To date, we have not generally observed that most facility managers at nonhardened buildings have the experience that IT managers require to keep their facilities management network as secure as regular IT networks. It’s not because they don’t care, but rather because it’s not in their core competencies. It may take another generation or two of new facility managers brought up totally savvy in the IT world to ensure the requisite IT IQ in addition to MEP system and operations IQ. Needless to say, there are always exceptions who are absolutely up to speed on cybersecurity concerns. 

Robertson: Cybersecurity is an ongoing concern and an arms race between cybersecurity professionals and criminals. Segregation of data streams (credit card processing, building controls, inventory systems, etc.) and reverting back to wired networks for the most sensitive of streams is a trend. 

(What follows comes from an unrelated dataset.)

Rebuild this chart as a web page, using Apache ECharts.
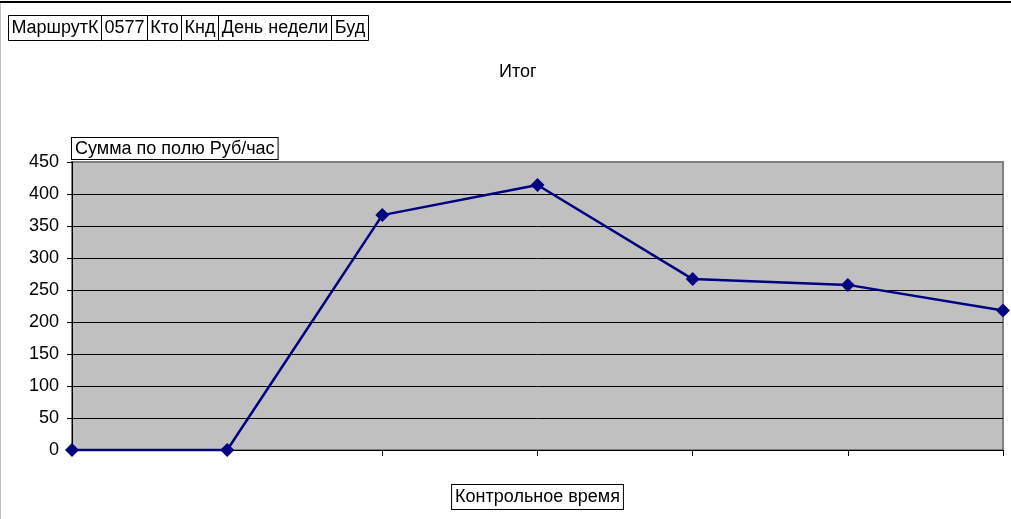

CSE: When incorporating IoT-ready products or technologies, what are some of the most pressing challenges or concerns when working on such structures? 

Robertson: The ability for individual devices to communicate with one another easily is still a struggle. BACnet and other similar communications protocols have helped in this effort, but building components are a far way away from being plug-and-play due to the restrictions certain major controls vendors place on their systems while claiming to be “open” and “compatible.” 

CSE: How have your engineers worked with building owners and facility managers to implement integrated technology in restaurant, retail or mixed-use structures? 

Robertson: Successful integration of technology has been a result of arriving at a common understanding of what is to be integrated early on during the project and revisiting it often instead of scabbing integration onto a project during the final stages or design or during construction, which is all too typical.